Approximate Solutions to Partially Observable Stochastic Games with
Common Payoffs

Rosemary Emery-Montemerlo, Geoff Gordon, Jeff Schneider and Sebastian
Thrun

Stochastic games are a framework for decision making in multi-agent
systems.  They are a generalization of both general-sum repeated games
as well as single agent Markov decision processes.  As with its single
agent counterpart, the stochastic game framework is defined assuming
full observability of state (i.e. the current stage-game is known to
all players) and is therefore limited in its applicability to real-world
problems.  Finding optimal solutions to partially observable
stochastic games, however, is intractable as problems generally have
state and action spaces exponential in the number of agents. We
therefore propose a QMDP-like algorithm for finding approximate
solutions to partially observable stochastic games with common
payoffs.  This subset of partially observable stochastic games deals
with problems that require a high degree of coordination amongst a
team of agents receiving the same reward signal.  We also assume that
communication is unavailable or limited so that agents cannot freely
share information with the team.

A key issue in constructing solutions to these games, either optimally
or approximately, is to ensure that agents correctly reason about not
only their own uncertainty but also those of their teammates.  A
Bayesian game, or game of incomplete information, is a game theory
concept that allows players to reason about uncertainties in a
single-stage game.  These uncertainties can include the number of
players in the games, the actions available to each player, or the
game payoffs, and in general can be represented by each player being
privately assigned a 'type' by nature.  If agents hold a common prior
over the distribution of these types, they can then find policies
which try to maximize the expected payoff to the agent given its type
and a probability distribution over the types of all other players.
Communication between agents can take place if the expected value of
the game to an agent is much greater when its type is common knowledge
than when it is not.

In our algorithm we use the notion of types to construct a Bayesian
game at each time step, using the value function generated from a fully
observable version of the problem as the payoff function.  Each type
represents a possible observation history for an agent, and each agent
maintains a probability distribution over all possible joint
observation histories given game play to date.  Clearly, an issue with
this approach is that the size of the individual and joint observation
histories grows exponentially.  In many problems, however, the number
of observation histories that are possible, (or probable with
probability greater than epsilon), is much smaller.  When a
communication act takes place, agents can farther reduce the number of
possible joint observations based on the new common knowledge.

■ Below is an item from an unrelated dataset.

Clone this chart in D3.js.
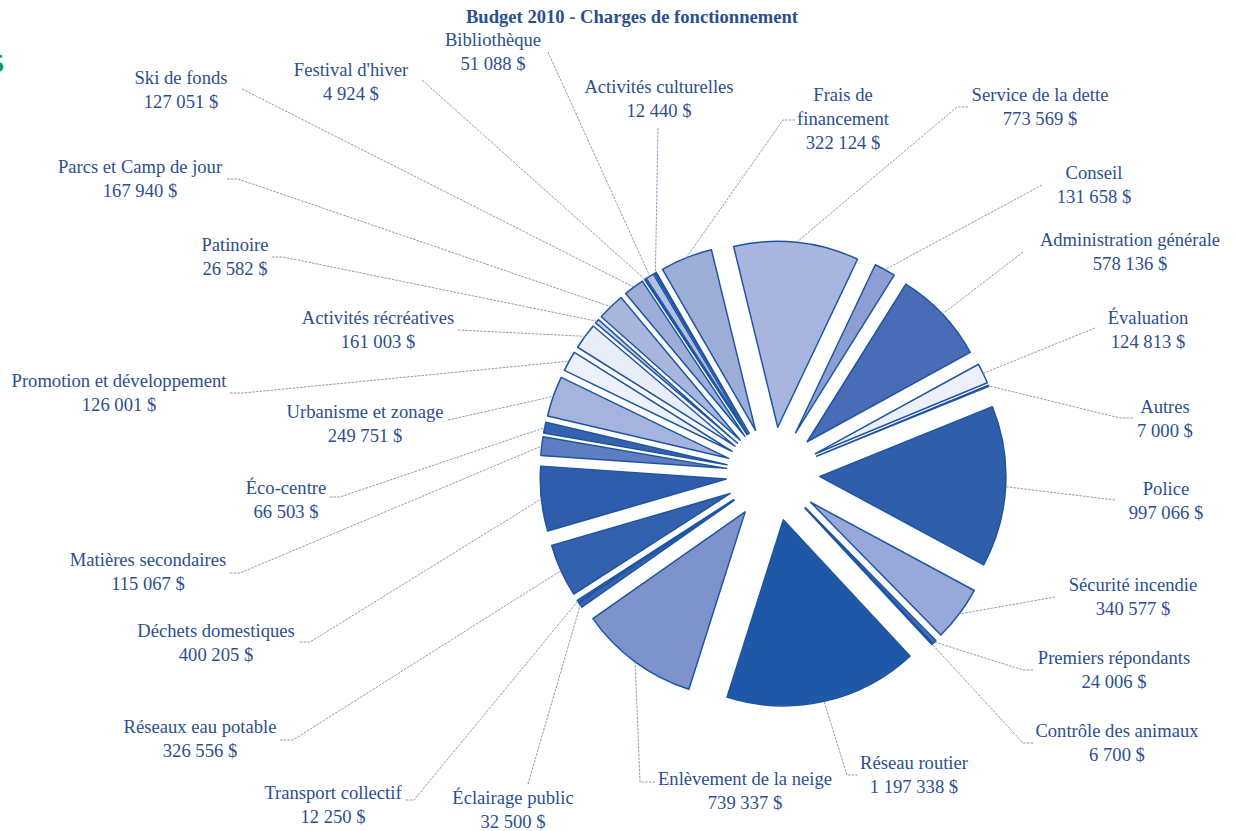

Our algorithm allows agents to perform a one-step lookahead in
uncertainty while reasoning about the belief states of teammates in a
game theoretically sound manner.  The policies themselves are found by
using an alternating-maximization step in conjunction with the
sequence form representation.  We will present results applying this
algorithm to a multi-agent version of the lady and the tiger problem as
well as to a set of increasingly realistic herding problems with tens
of thousands of joint states.